Aos 105 anos, último pracinha vivo de MS é o herói da família
Combatente participou da 2ª Guerra Mundial, na primeira tropa expedicionária da FEB enviada à Itália, em 1942
À beira dos 105 anos, Justino Pires de Arruda, conhecido como "pracinha de Amambai", é o herói da família. O soldado expedicionário do Primeiro Escalão da FEB (Força Expedicionária Brasileira) é o último "pracinha" vivo de Mato Grosso do Sul. Centenário em experiências e lucidez, o combatente completará mais um ano de vida ao lado de parentes e amigos nesta quinta-feira (12). Apesar da data, ele soprou as velinhas adiantado este ano, no dia 7.
Cleuza de Arruda Lopes, de 64 anos, filha do meio de sete irmãos – seis vivos e um falecido – relata que o pai é o orgulho da família pela história, luta e longevidade. “É uma benção, porque ninguém consegue chegar a essa idade como ele, com saúde e lúcido. Para nós, ele é um herói, porque ir para uma guerra e voltar com vida é uma bênção. Ele levou uma bomba na cabeça, mas, por sorte, só levou um arranhão, pois estava com capacete de aço.”
Justino não compartilha muitas memórias da guerra com frequência. A filha, que falou com o Lado B devido ao pai estar adoentado – nada grave, segundo ela – comenta algumas das coisas que conseguiu puxar da memória.
“Ele não fala muito sobre a guerra, só que foi muito triste, que muitos colegas morreram. Conta algumas coisas do que viveu lá, como o navio que o levou para a Itália. Diz que muitos companheiros passavam mal por não ter experiência no mar. Ele ficou um ano lá, e a guerra já tinha começado quando chegou.”
Aqui, é preciso uma pausa no relato para explicar o contexto. No dia 2 de julho de 1944, o 1º Escalão da FEB embarcou no navio de transporte de tropas norte-americano "USS General W. A. Mann". Justino partiu rumo à região da Toscana, Itália, junto a outros 5.074 companheiros.
O objetivo era vencer as tropas nazistas de Hitler. Os brasileiros foram convocados para o maior confronto bélico da história em 1942, três anos após o início da 2ª Guerra Mundial. Ele participou ativamente das batalhas de Monte Prano, Zocca, Camaiore, Montese, Colechio e da rendição da 148ª Divisão de Infantaria Alemã, em Fornovo di Taro.
No dia 4 de novembro de 1944, na região de Palazzo, Justino foi atingido por uma bomba lançada pelos soldados inimigos. Os estilhaços perfuraram o capacete de aço e atingiram sua cabeça de maneira superficial. O combatente brasileiro retornou ao solo nacional em 18 de julho de 1945, três meses antes do fim absoluto do conflito.

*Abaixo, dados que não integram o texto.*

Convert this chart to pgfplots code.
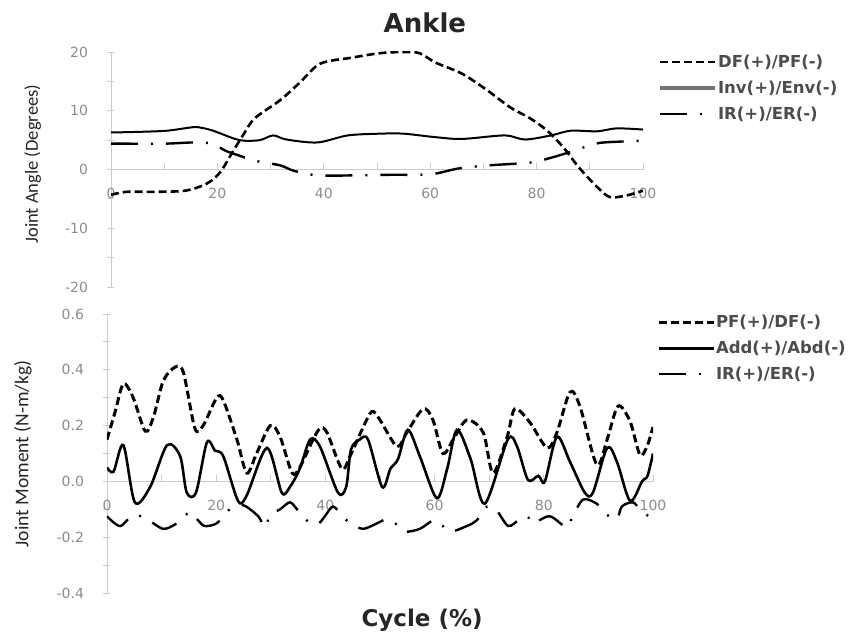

Cleuza ressalta que, apesar do reconhecimento atual, ao regressarem da guerra, os pracinhas tiveram que travar outra luta, dessa vez pelo direito à aposentadoria.

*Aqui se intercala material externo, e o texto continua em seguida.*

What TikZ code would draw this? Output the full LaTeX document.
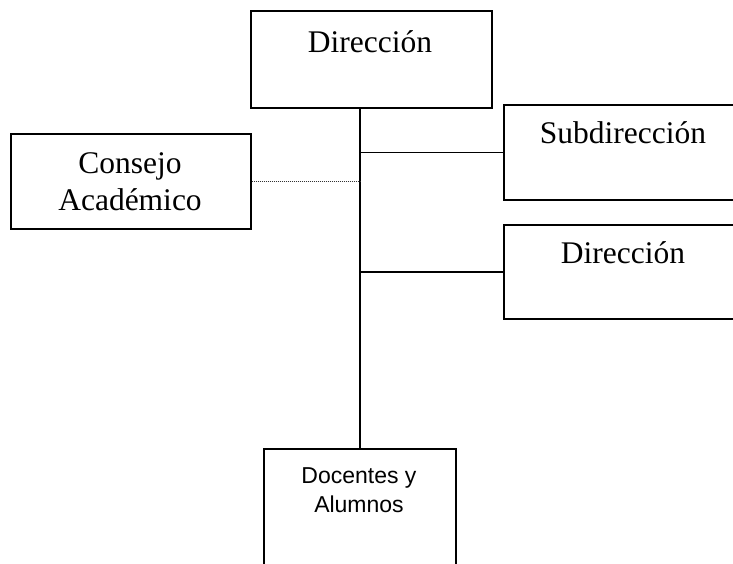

“Pena que agora são valorizados, porque antes eles não tinham valor. Agora que ele aparece mais, antes não aparecia, não tinha nada, nenhuma assistência. Eles tiveram a oportunidade de procurar emprego nos Correios, mas, como ele morava na fazenda, não tinha como encontrar”.
Ela completa que Justino demorou para conseguir o reconhecimento e ser aposentado. "Andou bastante atrás do direito dele. Em 1970, ele veio para Ponta Porã, onde moramos, arrumou emprego no quartel para fazer café e ficou encostado. Depois leu no Diário Oficial que tinha direito à aposentadoria. Tem alguns em Campo Grande que não tinham nenhuma ajuda, nem souberam disso".

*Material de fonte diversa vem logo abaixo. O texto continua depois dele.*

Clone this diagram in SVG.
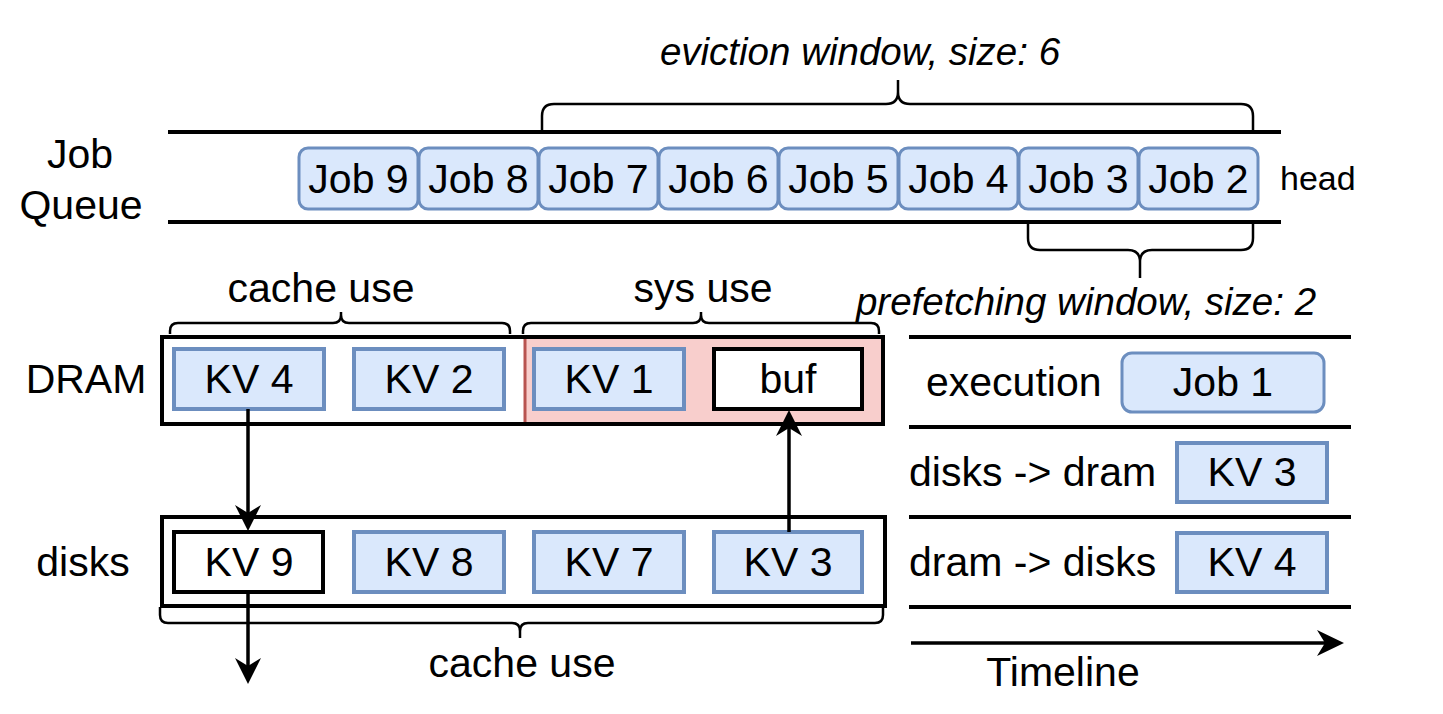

Justino ganhou inúmeras medalhas de honra ao mérito, entre elas a Medalha de Campanha da Força Expedicionária Brasileira, a Medalha Sangue do Brasil, por ferimento em combate, a Medalha do Mérito Força Expedicionária Brasileira, da Assembleia Legislativa de Mato Grosso do Sul, a Medalha da Vitória, do Ministério da Defesa, entre outras.